The experiment repository has a license-aware replay wrapper:

./scripts/run_tau_energy_training_demo.sh --accept-tau-license --quick

The larger replay is:

./scripts/run_tau_energy_training_demo.sh --accept-tau-license --full

That wrapper:

obtains Tau from the official IDNI repository,
applies the local research patches,
builds Tau locally,
runs the optimizer workbench,
trains the measured route ranker,
runs stress checks,
runs the ordered-BDD curriculum,
builds a public metrics-only snapshot.

The generated local reports live under:

results/local/tau-energy/

The public website reads a smaller JSON summary:

docs/assets/tau-energy-demo-summary.json

That summary is designed for publication and excludes Tau source, Tau binaries, full formulas, local paths, or full receipts.

5. The current result

The current public snapshot reports:

genuine optimization route: indexed_impacted_factor_solve
solver-call reduction: 8.0x
measured training top-1: 0.921569
ordered-BDD best top-1: 0.9375
invalid accepts: 0

This bounded workbench result indicates that the route ranker learned useful ordering on the checked corpus, without recommending that upstream Tau enable the route by default.

6. Why ordered-BDD needed its own curriculum

The stress report exposed a weak family:

ordered-BDD holdout

This indicates that a model trained on other families did not reliably rank the ordered-BDD route first when the entire ordered-BDD family was held out.

The targeted curriculum then asked:

How many measured ordered-BDD examples improve held-out ordered-BDD routing?

The result:

zero targeted BDD examples: 0.90625 top-1
32 targeted BDD examples: 0.9375 top-1
invalid accepts: 0

This is a useful lesson about training data.

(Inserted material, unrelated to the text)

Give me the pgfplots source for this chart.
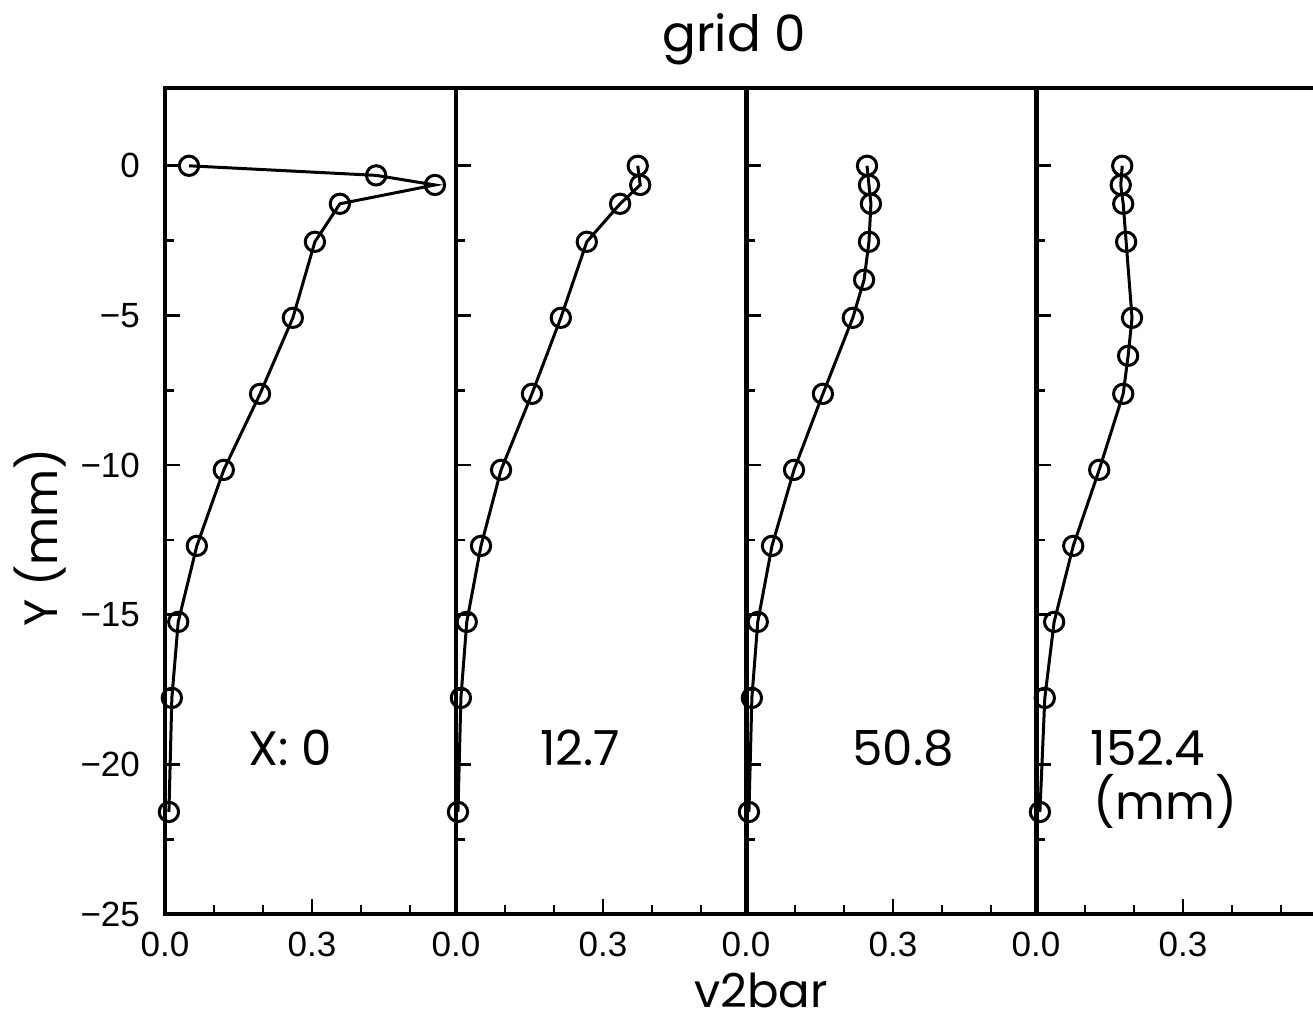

The next examples should target route-family weakness first. Adding generic formulas can come after the weak family is covered.

7. What can Tau developers do with this?

Tau developers can use the workbench as a route-design loop:

propose a route family
-> define its semantic guard
-> build deterministic checks or certificates
-> generate Tau-checked examples
-> measure route profit
-> train advisory ordering
-> stress by seed and formula family
-> promote only after the checker gates pass

This is useful for:

finding fragment-specific optimizations,
discovering where a hand-coded heuristic is too broad,
detecting route families that need more examples,
comparing fallback, hand rules, and learned routing,
turning failed route predictions into new training curricula.

The workbench is also useful when it recommends against promotion. Negative route telemetry can block a tempting optimization before it becomes a default behavior.

8. Assumptions and stress tests

Assumption A, formulas are representative

The synthetic formulas and small real-spec examples may not represent all Tau workloads.

Stress test:

hold out whole formula families
add more real Tau benchmark commands
track weakest-family top-1

Assumption B, measured labels are stable

A route can look profitable on one machine or Tau version and regress later.

Stress test:

record Tau grammar hashes
rerun after Tau syntax or solver changes
compare reports across seeds and source corpora

Assumption C, ranker features are sufficient

The current ranker is small. It can miss a route family if the features do not expose the relevant shape.

Stress test:

mine misranked examples
add fragment-specific features
compare against hand rules and fallback

9. What to remember

TauEnergy is useful because it turns route choice into a checked learning problem:

measure first
learn route order second
verify always
fallback on failure

The model reduces search cost without validating routes.